Меня не надо было уговаривать. Я мечтала о публикации. Меня надо было уговаривать. Я стеснялась этой мечты. Четко выраженный здравый смысл Лики против моей невнятицы – это был сильный ход. К тому же, приключилось нечто, раскалившее плиту под моей готовкой докрасна.

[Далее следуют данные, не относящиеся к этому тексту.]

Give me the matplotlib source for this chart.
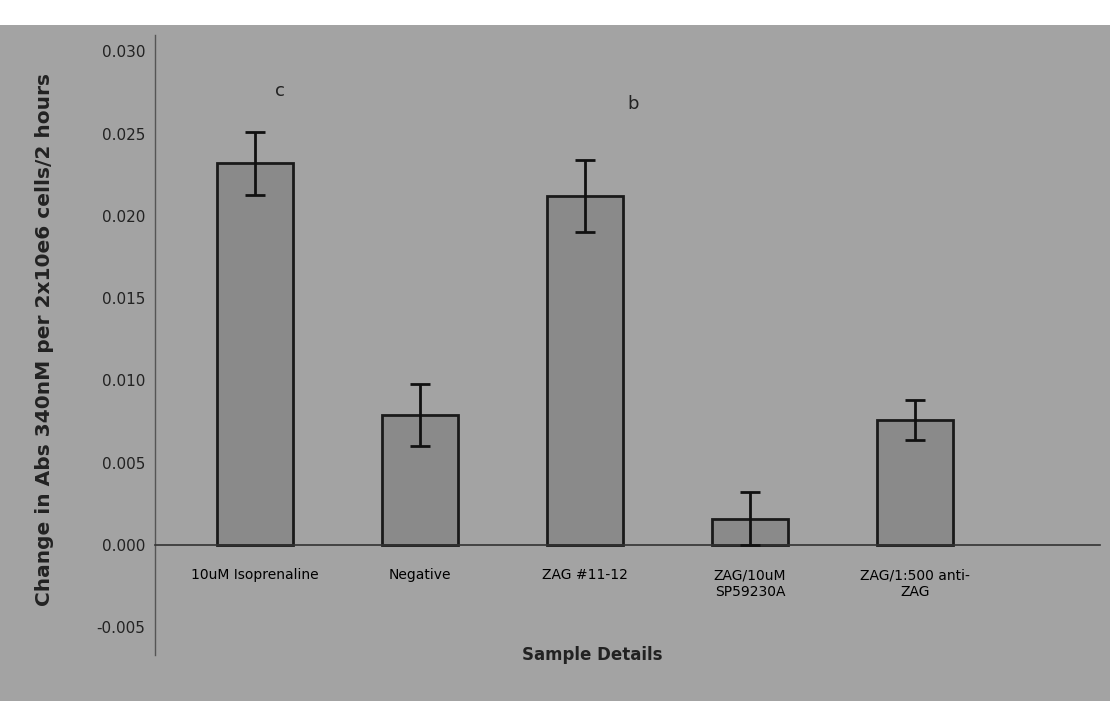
import matplotlib
matplotlib.use("Agg")
import matplotlib.pyplot as plt
from matplotlib.patches import Rectangle
from matplotlib.ticker import FormatStrFormatter

samples = ["10uM Isoprenaline", "Negative", "ZAG #11-12", "ZAG/10uM\nSP59230A", "ZAG/1:500 anti-\nZAG"]
means = [0.0232, 0.0079, 0.0212, 0.0016, 0.0076]
errors = [0.0019, 0.0019, 0.0022, 0.0016, 0.0012]
letters = {"c": (0.15, 0.0276), "b": (2.29, 0.0268)}

bg = "#a3a3a3"
fig = plt.figure(figsize=(11.1, 7.01), dpi=100)
fig.patch.set_facecolor("white")
# scanned grey panel below the white strip at the top
fig.patches.append(Rectangle((0, 0), 1, 1 - 25 / 701, transform=fig.transFigure,
                             facecolor=bg, edgecolor="none", zorder=0))

ax = fig.add_axes([155 / 1110, 46 / 701, 945 / 1110, 620 / 701])
ax.set_zorder(2)
ax.set_facecolor("none")

x = list(range(len(samples)))
ax.bar(x, means, width=0.46, color="#8a8a8a", edgecolor="#1a1a1a", linewidth=2, zorder=2)
ax.errorbar(x, means, yerr=errors, fmt="none", ecolor="#111111", elinewidth=2,
            capsize=7, capthick=2, zorder=3)

for txt, (lx, ly) in letters.items():
    ax.text(lx, ly, txt, fontsize=13, ha="center", va="center", color="#222222")

ax.set_xlim(-0.606, 5.12)
ax.set_ylim(-0.0067, 0.031)
ax.set_yticks([-0.005, 0.0, 0.005, 0.010, 0.015, 0.020, 0.025, 0.030])
ax.yaxis.set_major_formatter(FormatStrFormatter("%.3f"))
ax.set_xticks(x)
ax.set_xticklabels(samples, fontsize=11, color="#222222")
ax.tick_params(axis="x", length=0, pad=17)
ax.tick_params(axis="y", length=0, labelsize=11, labelcolor="#222222", pad=7)

ax.spines["top"].set_visible(False)
ax.spines["right"].set_visible(False)
ax.spines["bottom"].set_position(("data", 0))
ax.spines["bottom"].set_color("#333333")
ax.spines["left"].set_color("#555555")
ax.spines["bottom"].set_linewidth(1.2)
ax.spines["left"].set_linewidth(1.0)

ax.set_ylabel("Change in Abs 340nM per 2x10e6 cells/2 hours", fontsize=14.5,
              fontweight="bold", color="#222222")
ax.yaxis.set_label_coords(-(155 - 45) / 945, (701 - 340 - 46) / 620)
ax.yaxis.label.set_va("center")
ax.set_xlabel("Sample Details", fontsize=12, fontweight="bold", color="#222222")
ax.xaxis.label.set_va("center")
ax.xaxis.set_label_coords((592 - 155) / 945, (701 - 655 - 46) / 620)

fig.savefig("out.png", dpi=100, facecolor=fig.get_facecolor())
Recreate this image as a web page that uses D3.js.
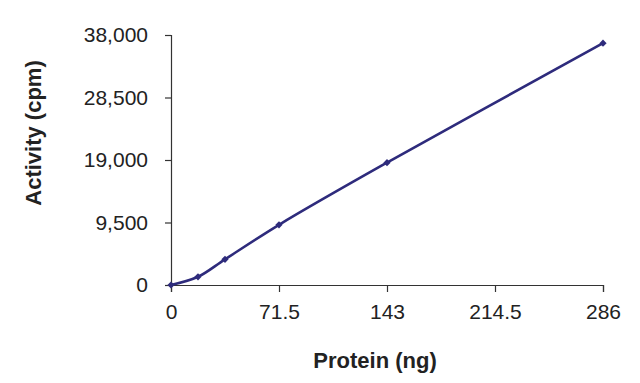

Облянский-Облов, давно забывший свое неубедительное журналистское начало ради убедительного административного продолжения, выступил на страницах отчасти руководимой им газеты в качестве автора. Он разводил манной каши на киселе, рисуя образ бескомпромиссного художника, воевавшего за гуманизм против фашизма, как на войне, так и в мирной жизни, противопоставляя его высокую нравственность моей низкой безнравственности. Он не постеснялся даже привести пример из собственных кратких взаимоотношений с Окоемовым, когда тот зачем-то позвонил в газету, а после не перезвонил, а потом бросил трубку, когда Облов повел себя как раз не вполне доблестно, за что нынче тускло каялся. Подпустив плоско выраженного ностальгического лиризма, отдающего гнильцой, о прежних доблестных временах, в какие и я, по его признанию, виделась ему исполненной доблести, он горевал о временах нынешних, когда манок сенсации и спекуляции погубил многих, казавшихся ему прежде порядочными, типа меня. Он заходил и заходил с этого, казалось бы, болезненного для моей репутации боку. Однако повторы прежних обвинений в мой адрес, на сей раз упакованные в липкую лирическую обертку, оказались не по мою душу. Душа затрепетала при чтении финальных абзацев.